Amazon unveils natural-language Proteus warehouse robot in $12B Europe push

AI Analysis

At its Delivering the Future EMEA event in Dartford, England, Amazon unveiled a next-generation Proteus autonomous mobile robot that workers can direct using natural language — no programming or technical commands required — as the centerpiece of a €10 billion ($11.6 billion) investment in its European fulfilment network.

The upgrade is substantive versus the current Proteus, which is deployed at 25 US sites, confined largely to dock areas, and carries up to roughly 400kg. The new model operates across warehouse floors, autonomously figuring out task priorities and routing. Amazon also said its STARK system will expand to 15 European sites by 2027 and outlined grocery and faster-delivery plans. European deployment of the new Proteus is slated for the first half of 2027.

The natural-language interface is the key conceptual shift: instead of robots that require integration engineering, frontline workers issue conversational instructions, lowering the barrier to flexible automation. It's the physical-world expression of the same agentic theme running through the week's software stories.

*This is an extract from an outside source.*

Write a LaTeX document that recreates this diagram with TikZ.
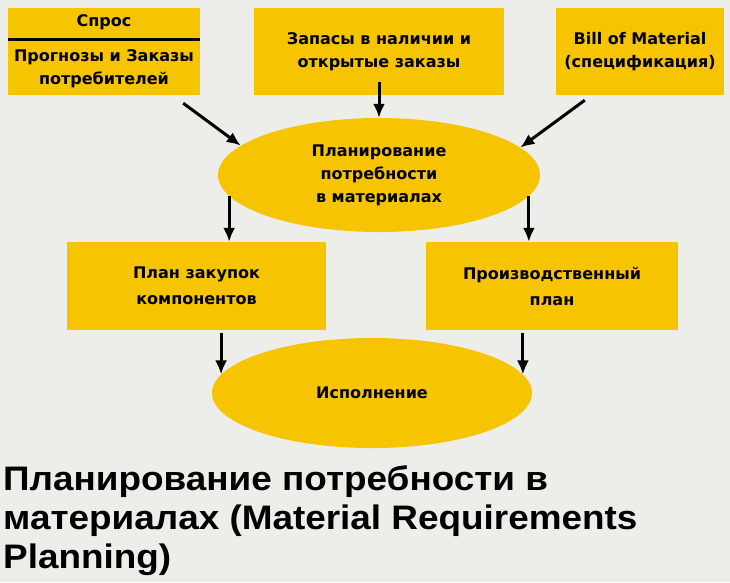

Competitively, this extends Amazon's long lead in warehouse robotics into a more flexible, software-defined paradigm, pressuring rivals and logistics integrators. Caveats: the Europe rollout is more than a year out, labor implications will draw scrutiny, and 'understands human language' demos rarely capture edge-case reliability on a busy floor. What to watch: throughput and safety data from initial deployments and how unions and regulators respond.